The UN Conference on Trade and Development (UNCTAD) said in a new report published in Nairobi the African countries faced the risk of economic stagnation as a result of the huge debts.
Seven African countries – Ghana, Djibouti, Mauritania, Burundi, Chad, Central Africa Republic, Sao Tome and Principe – have been facing severe debt crisis while Sudan and Zimbabwe are currently on debt distress, unable to repay their foreign debts after the collapse of the international commodity markets.
The Economic Development in Africa Report 2016, released late on Thursday, found out Africa’s external debt ratios appeared manageable, but governments must act to prevent the debt from becoming a crisis such as those of the 1980s and the 1990s.
“Africa is not overstretched in the debt markets. It is the collapse of the world commodity markets which has left several countries vulnerable to economic shocks,” said Mukhisa Kituyi, UNCTAD Secretary-General.
UNCTAD said a decade of strong economic growth driven by the high prices for commodities such as coffee, tea, minerals such as diamonds, cocoa and oil and gas, saw African countries register strong economic growth and allowed more of those states to access the international debt markets.
Several African countries have borrowed heavily on their domestic markets, according to the report.
According to the report, studies of debt trends in Ghana, Kenya, Nigeria, Tanzania and Zambia, showed the debts rose from an average of 11 percent of the Gross Domestic Product to 19 percent in 2013.
The debt crisis facing some countries comes in the wake of revelations that some countries like Mozambique, borrowed 1.3 billion dollars in secret debt deals.

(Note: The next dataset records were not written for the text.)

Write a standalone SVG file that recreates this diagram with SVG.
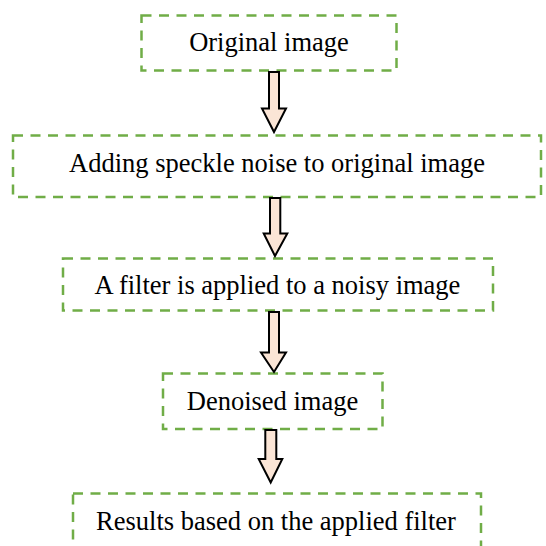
<svg xmlns="http://www.w3.org/2000/svg" width="546" height="546" viewBox="0 0 546 546">
<style>
.box{fill:#ffffff;stroke:#70ad47;stroke-width:2.5;stroke-dasharray:10 7.5}
.arr{fill:#fbe5d6;stroke:#000000;stroke-width:2;stroke-linejoin:miter}
</style>
<rect width="546" height="546" fill="#ffffff"/>
<g font-family="Liberation Serif, Times New Roman, serif" font-size="26.5" fill="#000000" text-anchor="middle">
<g id="n1"><rect class="box" x="141.5" y="15.5" width="255" height="55"/><text x="269" y="51">Original image</text></g>
<g id="n2"><rect class="box" x="13" y="135.5" width="528" height="61.5"/><text x="277" y="172">Adding speckle noise to original image</text></g>
<g id="n3"><rect class="box" x="63" y="258.5" width="430" height="52"/><text x="277.5" y="293.5">A filter is applied to a noisy image</text></g>
<g id="n4"><rect class="box" x="163" y="373.5" width="219.5" height="55.5"/><text x="272.5" y="409.5">Denoised image</text></g>
<g id="n5"><rect class="box" x="73" y="493.5" width="408" height="70"/><text x="276" y="529.5">Results based on the applied filter</text></g>
</g>
<g id="connectors">
<polygon class="arr" points="269,72 279,72 279,108.5 286,108.5 274,132 262,108.5 269,108.5"/>
<polygon class="arr" points="270,198 280.3,198 280.3,233.5 287.3,233.5 275,256 263.7,233.5 270,233.5"/>
<polygon class="arr" points="269,312 279,312 279,352.5 286,352.5 274,372 261,352.5 269,352.5"/>
<polygon class="arr" points="265.3,430 276.3,430 276.3,459 282.3,459 270.7,482.5 258.7,459 265.3,459"/>
</g>
</svg>
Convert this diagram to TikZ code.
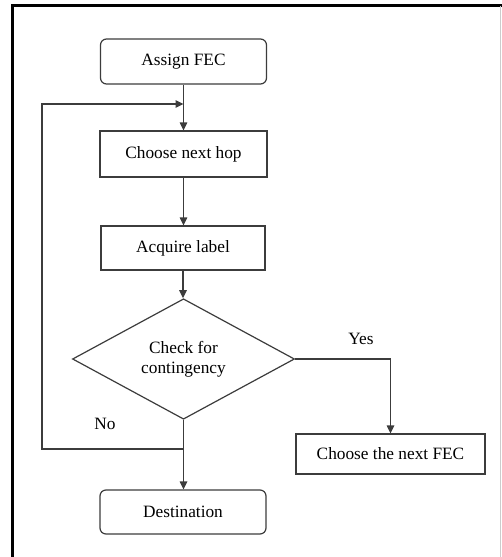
\documentclass[tikz,border=0pt]{standalone}
\usepackage{fontspec}
\setmainfont{Liberation Serif}
\usetikzlibrary{shapes.geometric, arrows.meta}
\definecolor{linegray}{HTML}{3c3c3c}

\begin{document}
\begin{tikzpicture}[
			x=1pt, y=-1pt,
			font=\fontsize{17.3}{20}\selectfont,
			line/.style={draw=linegray, line width=1.2pt},
			flow/.style={line, -{Triangle[length=8pt, width=7.5pt]}},
			box/.style={line, fill=white, minimum width=#1, minimum height=45pt,
				inner sep=0pt, align=center},
			roundbox/.style={box=#1, rounded corners=6pt},
			decision/.style={line, diamond, fill=white, minimum width=222pt,
				minimum height=118pt, inner sep=0pt, align=center}
			]

			\useasboundingbox (0,0) rectangle (502,557);
			% frame
			\draw[line width=2.2pt, black] (12.5,557) -- (12.5,5.5) -- (502,5.5);
			\draw[line width=0.8pt, black!20] (500,5.5) -- (500,557);

			\node[roundbox=166pt] (assign) at (183.5,61.5) {Assign FEC};
			\node[box=167pt, minimum height=46pt] (hop) at (183.5,154) {Choose next hop};
			\node[box=164pt, minimum height=44pt] (acquire) at (183,248) {Acquire label};
			\node[decision] (check) at (183.5,359) {Check for\\contingency};
			\node[box=189pt, minimum height=40pt] (nextfec) at (390.5,454) {Choose the next FEC};
			\node[roundbox=166pt, minimum height=44pt] (dest) at (183,512) {Destination};

			\coordinate (nojoin) at (183.5,449);
			\coordinate (loopbot) at (42,449);
			\coordinate (looptop) at (183.5,104);

			\draw[flow] (assign) -- (hop);
			\draw[flow] (hop) -- (hop |- acquire.north);
			\draw[flow] (acquire) -- (acquire |- check.north);
			\draw[flow] (check) -- (check |- dest.north);
			\draw[flow] (check.east) -| (nextfec.north);
			\draw[flow] (nojoin) -- (loopbot) |- (looptop);

			\node (yes) at (361,339) {Yes};
			\node (no) at (105,424) {No};

		\end{tikzpicture}
\end{document}
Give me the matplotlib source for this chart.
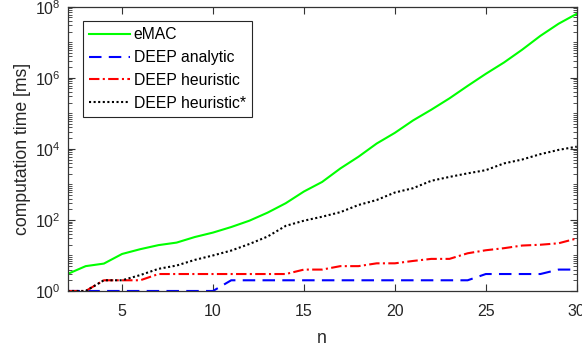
import numpy as np
import matplotlib
matplotlib.use("Agg")
import matplotlib.pyplot as plt
from matplotlib.ticker import FixedLocator, LogLocator, LogFormatterMathtext, NullFormatter

# problem size
n = list(range(2, 31))

# computation times [ms]
emac = [3.0, 5.0, 5.9, 11, 15, 19.5, 23, 33, 44, 63, 95, 160, 295, 630, 1170,
        2800, 6000, 14100, 28200, 63000, 126000, 263000, 590000, 1290000,
        2690000, 6170000, 15100000, 33100000, 63100000]
deep_analytic = [1, 1, 1, 1, 1, 1, 1, 1, 1, 2, 2, 2, 2, 2, 2, 2, 2, 2, 2, 2,
                 2, 2, 2, 3, 3, 3, 3, 4, 4]
deep_heuristic = [1, 1, 2, 2, 2, 3, 3, 3, 3, 3, 3, 3, 3, 4, 4, 5, 5, 6, 6, 7,
                  8, 8, 11.5, 14, 16, 19, 20, 22, 30]
deep_heuristic_star = [1, 1, 2, 2, 2.8, 4.2, 5.2, 7.5, 10, 13.7, 21, 34, 68, 95,
                       123, 165, 263, 363, 590, 780, 1260, 1620, 2040, 2510,
                       3890, 5000, 7080, 9330, 11500]

plt.rcParams['font.family'] = ['Liberation Sans', 'DejaVu Sans']
axis_col = '#333333'
text_col = '#262626'

fig = plt.figure(figsize=(5.82, 3.51), dpi=100)
ax = fig.add_axes([0.116, 0.171, 0.875, 0.810])

ax.plot(n, emac, color='#00ff00', lw=1.5, label='eMAC')
ax.plot(n, deep_analytic, color='#0000ff', lw=1.5, dashes=(6, 3.5), label='DEEP analytic')
ax.plot(n, deep_heuristic, color='#ff0000', lw=1.5, dashes=(5, 1.6, 1, 1.6), label='DEEP heuristic')
ax.plot(n, deep_heuristic_star, color='black', lw=1.5, dashes=(1, 1.2), label='DEEP heuristic*')

ax.set_yscale('log')
ax.set_xlim(2, 30)
ax.set_ylim(1, 1e8)
ax.set_xticks([5, 10, 15, 20, 25, 30])
ax.yaxis.set_major_locator(FixedLocator([1, 1e2, 1e4, 1e6, 1e8]))
ax.yaxis.set_major_formatter(LogFormatterMathtext())
ax.yaxis.set_minor_locator(LogLocator(base=10, subs=np.arange(1, 10), numticks=50))
ax.yaxis.set_minor_formatter(NullFormatter())

ax.tick_params(which='both', direction='in', top=True, right=True,
               colors=axis_col, labelcolor=text_col, labelsize=11.5)
ax.tick_params(which='major', length=5, width=0.8)
ax.tick_params(which='minor', length=3, width=0.6)
ax.tick_params(axis='x', which='major', pad=9.5)
ax.tick_params(axis='y', which='major', pad=5)
for s in ax.spines.values():
    s.set_color(axis_col)
    s.set_linewidth(0.9)

ax.set_xlabel('n', fontsize=12.7, color=text_col, labelpad=8)
ax.set_ylabel('computation time [ms]', fontsize=12.7, color=text_col, labelpad=3)

leg = ax.legend(loc='upper left', bbox_to_anchor=(0.03, 0.95), borderaxespad=0,
                fontsize=11.3, handlelength=2.6, handletextpad=0.25,
                labelspacing=0.5, borderpad=0.4, fancybox=False,
                framealpha=1, edgecolor=text_col)
leg.get_frame().set_linewidth(0.8)

fig.savefig('out.png', dpi=100)
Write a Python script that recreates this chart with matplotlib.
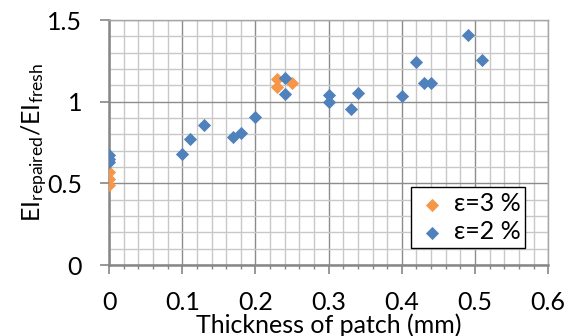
import matplotlib
matplotlib.use('Agg')
import matplotlib.pyplot as plt
from matplotlib.ticker import MultipleLocator

plt.rcParams['font.family'] = ['Lato', 'DejaVu Sans']
plt.rcParams['mathtext.fontset'] = 'custom'
plt.rcParams['mathtext.rm'] = 'Lato'
plt.rcParams['mathtext.it'] = 'Lato'

# eps = 3 %
x3 = [0, 0, 0, 0.23, 0.23, 0.25]
y3 = [0.57, 0.53, 0.49, 1.14, 1.09, 1.115]

# eps = 2 %
x2 = [0, 0, 0, 0.10, 0.11, 0.13, 0.17, 0.18, 0.20, 0.24, 0.24,
      0.30, 0.30, 0.33, 0.34, 0.40, 0.42, 0.43, 0.44, 0.49, 0.51]
y2 = [0.675, 0.65, 0.63, 0.68, 0.77, 0.855, 0.787, 0.812, 0.904, 1.143, 1.045,
      1.04, 0.998, 0.955, 1.057, 1.033, 1.241, 1.117, 1.118, 1.411, 1.256]

xticks = [0, 0.1, 0.2, 0.3, 0.4, 0.5, 0.6]
xticklabels = ['0', '0.1', '0.2', '0.3', '0.4', '0.5', '0.6']
yticks = [0, 0.5, 1, 1.5]
yticklabels = ['0', '0.5', '1', '1.5']

fig = plt.figure(figsize=(5.77, 3.36), dpi=100)
ax = fig.add_axes([0.189, 0.211, 0.761, 0.729])

ax.scatter(x3, y3, marker='D', s=45, color='#F79646', label='ε=3 %', zorder=3, linewidths=0)
ax.scatter(x2, y2, marker='D', s=45, color='#4F81BD', label='ε=2 %', zorder=3, linewidths=0)

ax.set_xlim(0, 0.6)
ax.set_ylim(0, 1.5)
ax.xaxis.set_minor_locator(MultipleLocator(0.02))
ax.yaxis.set_minor_locator(MultipleLocator(0.1))
ax.set_xticks(xticks)
ax.set_xticklabels(xticklabels)
ax.set_yticks(yticks)
ax.set_yticklabels(yticklabels)

ax.grid(which='major', color='#8C8C8C', linewidth=1.0, zorder=0)
ax.grid(which='minor', color='#C8C8C8', linewidth=1.0, zorder=0)
ax.set_axisbelow(True)

for s in ['top', 'right']:
    ax.spines[s].set_color('#A6A6A6')
    ax.spines[s].set_linewidth(1.0)
for s in ['bottom', 'left']:
    ax.spines[s].set_color('#868686')
    ax.spines[s].set_linewidth(1.8)

ax.tick_params(which='major', direction='out', length=6.5, width=1.2, color='#868686',
               labelsize=18)
ax.tick_params(axis='x', which='major', pad=12)
ax.tick_params(axis='y', which='major', pad=13)
ax.tick_params(axis='x', which='minor', direction='out', length=3, width=1, color='#868686')
ax.tick_params(axis='y', which='minor', length=0)

ax.set_xlabel('Thickness of patch (mm)', fontsize=18, labelpad=0)
ax.set_ylabel(r'$\mathrm{EI_{repaired}/EI_{fresh}}$', fontsize=18, labelpad=-2)

leg = ax.legend(loc='lower right', bbox_to_anchor=(0.948, 0.069), fontsize=18,
                frameon=True, fancybox=False, edgecolor='black', framealpha=1,
                handletextpad=0.2, borderpad=0.2, labelspacing=0.2, handlelength=1.3,
                borderaxespad=0)
leg.get_frame().set_linewidth(1.0)

fig.savefig('out.png', dpi=100)
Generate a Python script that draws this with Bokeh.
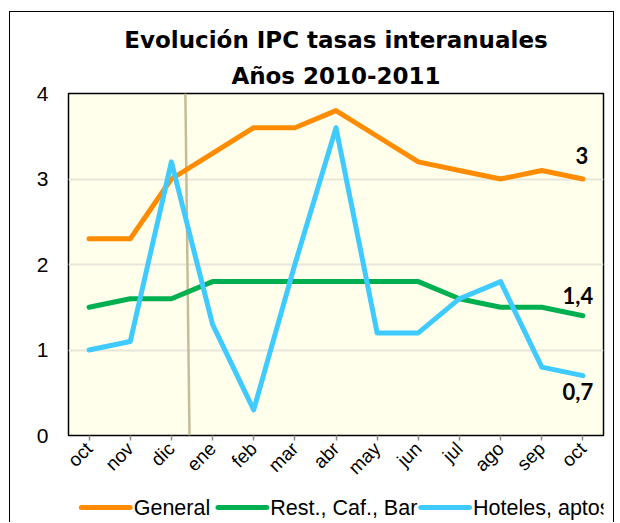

UNCTAD said the external borrowing by any country should be governed by transparency and accountability.
“We insist on transparency whenever the government is borrowing. This is a requirement by the World Bank and the International Monetary Fund,” Kituyi said.
UNCTAD estimates 600 billion dollars is required every year to finance the reduction of poverty initiatives set out under the UN Sustainable Development Goals in Africa alone.
While the amount required to fight poverty remains much higher, UNCTAD recommended the African countries should move away from dependence on foreign aid and begin to look for new sources of funding for their development needs under new and innovative sources of financing.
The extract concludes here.